- **Collected material**
━━━━━━

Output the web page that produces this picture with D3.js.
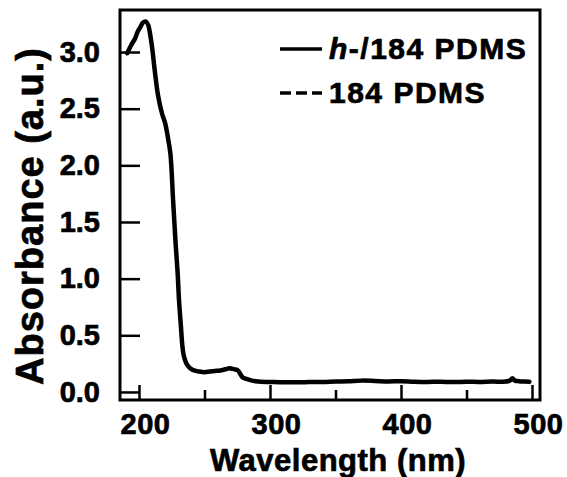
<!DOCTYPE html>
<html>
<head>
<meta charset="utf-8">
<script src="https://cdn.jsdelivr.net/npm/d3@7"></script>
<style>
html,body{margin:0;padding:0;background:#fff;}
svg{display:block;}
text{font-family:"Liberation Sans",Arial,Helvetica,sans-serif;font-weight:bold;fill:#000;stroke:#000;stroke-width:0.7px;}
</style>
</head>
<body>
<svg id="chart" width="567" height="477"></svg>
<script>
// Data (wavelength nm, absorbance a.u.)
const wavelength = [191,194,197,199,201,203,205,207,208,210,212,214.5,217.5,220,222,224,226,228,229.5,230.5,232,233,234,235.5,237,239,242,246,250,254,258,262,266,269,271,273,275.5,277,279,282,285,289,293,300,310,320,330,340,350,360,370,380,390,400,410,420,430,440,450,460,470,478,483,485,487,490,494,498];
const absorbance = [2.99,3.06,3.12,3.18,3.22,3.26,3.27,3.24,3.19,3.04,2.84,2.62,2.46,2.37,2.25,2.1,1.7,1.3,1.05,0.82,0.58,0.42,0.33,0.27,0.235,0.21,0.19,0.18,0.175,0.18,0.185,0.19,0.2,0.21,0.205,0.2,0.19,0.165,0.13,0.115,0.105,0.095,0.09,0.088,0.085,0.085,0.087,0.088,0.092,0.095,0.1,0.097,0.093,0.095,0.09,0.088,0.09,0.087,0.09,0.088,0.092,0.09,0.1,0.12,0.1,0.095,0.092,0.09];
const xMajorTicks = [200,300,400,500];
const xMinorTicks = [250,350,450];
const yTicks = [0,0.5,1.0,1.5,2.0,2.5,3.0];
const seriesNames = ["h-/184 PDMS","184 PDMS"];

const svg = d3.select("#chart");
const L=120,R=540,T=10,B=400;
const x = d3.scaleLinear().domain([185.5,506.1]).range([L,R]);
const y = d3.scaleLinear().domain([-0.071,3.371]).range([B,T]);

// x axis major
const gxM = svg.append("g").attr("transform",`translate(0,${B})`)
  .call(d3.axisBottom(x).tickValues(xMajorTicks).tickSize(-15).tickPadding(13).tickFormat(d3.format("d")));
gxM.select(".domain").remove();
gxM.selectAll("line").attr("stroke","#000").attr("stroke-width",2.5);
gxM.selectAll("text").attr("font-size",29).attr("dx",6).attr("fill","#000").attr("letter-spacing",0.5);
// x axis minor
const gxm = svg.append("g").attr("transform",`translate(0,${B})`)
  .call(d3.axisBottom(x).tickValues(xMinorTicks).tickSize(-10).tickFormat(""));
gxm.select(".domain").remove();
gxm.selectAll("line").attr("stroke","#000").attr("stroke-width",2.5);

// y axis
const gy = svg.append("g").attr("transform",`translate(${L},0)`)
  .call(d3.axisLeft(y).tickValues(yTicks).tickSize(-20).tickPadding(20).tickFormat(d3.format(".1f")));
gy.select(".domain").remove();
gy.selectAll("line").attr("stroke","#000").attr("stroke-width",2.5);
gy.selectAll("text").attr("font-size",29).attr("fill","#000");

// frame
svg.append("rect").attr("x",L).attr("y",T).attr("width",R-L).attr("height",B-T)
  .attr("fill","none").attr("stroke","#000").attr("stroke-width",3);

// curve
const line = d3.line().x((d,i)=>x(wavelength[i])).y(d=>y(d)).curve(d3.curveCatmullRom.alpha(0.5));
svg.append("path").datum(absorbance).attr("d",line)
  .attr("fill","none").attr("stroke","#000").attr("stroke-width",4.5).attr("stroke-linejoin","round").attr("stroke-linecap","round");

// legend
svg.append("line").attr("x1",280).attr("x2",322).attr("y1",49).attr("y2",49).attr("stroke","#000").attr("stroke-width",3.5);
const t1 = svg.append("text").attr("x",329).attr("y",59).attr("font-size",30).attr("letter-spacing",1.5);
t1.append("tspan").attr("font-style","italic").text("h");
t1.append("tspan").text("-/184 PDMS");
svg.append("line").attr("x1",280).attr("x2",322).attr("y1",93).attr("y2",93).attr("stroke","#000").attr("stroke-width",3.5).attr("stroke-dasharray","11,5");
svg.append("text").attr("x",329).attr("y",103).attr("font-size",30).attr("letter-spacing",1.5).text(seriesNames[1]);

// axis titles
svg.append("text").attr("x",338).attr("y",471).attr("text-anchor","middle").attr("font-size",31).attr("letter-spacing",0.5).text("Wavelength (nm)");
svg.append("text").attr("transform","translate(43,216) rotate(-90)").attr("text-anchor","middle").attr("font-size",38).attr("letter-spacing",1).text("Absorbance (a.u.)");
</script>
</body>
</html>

━━━━━━

- **What the task requires**
Reproduce the full material exactly, excluding the pictures.

- **Task solution**
Output the web page that produces this picture with D3.js.
<!DOCTYPE html>
<html>
<head>
<meta charset="utf-8">
<script src="https://cdn.jsdelivr.net/npm/d3@7"></script>
<style>
html,body{margin:0;padding:0;background:#fff;}
svg{display:block;}
text{font-family:"Liberation Sans",Arial,Helvetica,sans-serif;font-weight:bold;fill:#000;stroke:#000;stroke-width:0.7px;}
</style>
</head>
<body>
<svg id="chart" width="567" height="477"></svg>
<script>
// Data (wavelength nm, absorbance a.u.)
const wavelength = [191,194,197,199,201,203,205,207,208,210,212,214.5,217.5,220,222,224,226,228,229.5,230.5,232,233,234,235.5,237,239,242,246,250,254,258,262,266,269,271,273,275.5,277,279,282,285,289,293,300,310,320,330,340,350,360,370,380,390,400,410,420,430,440,450,460,470,478,483,485,487,490,494,498];
const absorbance = [2.99,3.06,3.12,3.18,3.22,3.26,3.27,3.24,3.19,3.04,2.84,2.62,2.46,2.37,2.25,2.1,1.7,1.3,1.05,0.82,0.58,0.42,0.33,0.27,0.235,0.21,0.19,0.18,0.175,0.18,0.185,0.19,0.2,0.21,0.205,0.2,0.19,0.165,0.13,0.115,0.105,0.095,0.09,0.088,0.085,0.085,0.087,0.088,0.092,0.095,0.1,0.097,0.093,0.095,0.09,0.088,0.09,0.087,0.09,0.088,0.092,0.09,0.1,0.12,0.1,0.095,0.092,0.09];
const xMajorTicks = [200,300,400,500];
const xMinorTicks = [250,350,450];
const yTicks = [0,0.5,1.0,1.5,2.0,2.5,3.0];
const seriesNames = ["h-/184 PDMS","184 PDMS"];

const svg = d3.select("#chart");
const L=120,R=540,T=10,B=400;
const x = d3.scaleLinear().domain([185.5,506.1]).range([L,R]);
const y = d3.scaleLinear().domain([-0.071,3.371]).range([B,T]);

// x axis major
const gxM = svg.append("g").attr("transform",`translate(0,${B})`)
  .call(d3.axisBottom(x).tickValues(xMajorTicks).tickSize(-15).tickPadding(13).tickFormat(d3.format("d")));
gxM.select(".domain").remove();
gxM.selectAll("line").attr("stroke","#000").attr("stroke-width",2.5);
gxM.selectAll("text").attr("font-size",29).attr("dx",6).attr("fill","#000").attr("letter-spacing",0.5);
// x axis minor
const gxm = svg.append("g").attr("transform",`translate(0,${B})`)
  .call(d3.axisBottom(x).tickValues(xMinorTicks).tickSize(-10).tickFormat(""));
gxm.select(".domain").remove();
gxm.selectAll("line").attr("stroke","#000").attr("stroke-width",2.5);

// y axis
const gy = svg.append("g").attr("transform",`translate(${L},0)`)
  .call(d3.axisLeft(y).tickValues(yTicks).tickSize(-20).tickPadding(20).tickFormat(d3.format(".1f")));
gy.select(".domain").remove();
gy.selectAll("line").attr("stroke","#000").attr("stroke-width",2.5);
gy.selectAll("text").attr("font-size",29).attr("fill","#000");

// frame
svg.append("rect").attr("x",L).attr("y",T).attr("width",R-L).attr("height",B-T)
  .attr("fill","none").attr("stroke","#000").attr("stroke-width",3);

// curve
const line = d3.line().x((d,i)=>x(wavelength[i])).y(d=>y(d)).curve(d3.curveCatmullRom.alpha(0.5));
svg.append("path").datum(absorbance).attr("d",line)
  .attr("fill","none").attr("stroke","#000").attr("stroke-width",4.5).attr("stroke-linejoin","round").attr("stroke-linecap","round");

// legend
svg.append("line").attr("x1",280).attr("x2",322).attr("y1",49).attr("y2",49).attr("stroke","#000").attr("stroke-width",3.5);
const t1 = svg.append("text").attr("x",329).attr("y",59).attr("font-size",30).attr("letter-spacing",1.5);
t1.append("tspan").attr("font-style","italic").text("h");
t1.append("tspan").text("-/184 PDMS");
svg.append("line").attr("x1",280).attr("x2",322).attr("y1",93).attr("y2",93).attr("stroke","#000").attr("stroke-width",3.5).attr("stroke-dasharray","11,5");
svg.append("text").attr("x",329).attr("y",103).attr("font-size",30).attr("letter-spacing",1.5).text(seriesNames[1]);

// axis titles
svg.append("text").attr("x",338).attr("y",471).attr("text-anchor","middle").attr("font-size",31).attr("letter-spacing",0.5).text("Wavelength (nm)");
svg.append("text").attr("transform","translate(43,216) rotate(-90)").attr("text-anchor","middle").attr("font-size",38).attr("letter-spacing",1).text("Absorbance (a.u.)");
</script>
</body>
</html>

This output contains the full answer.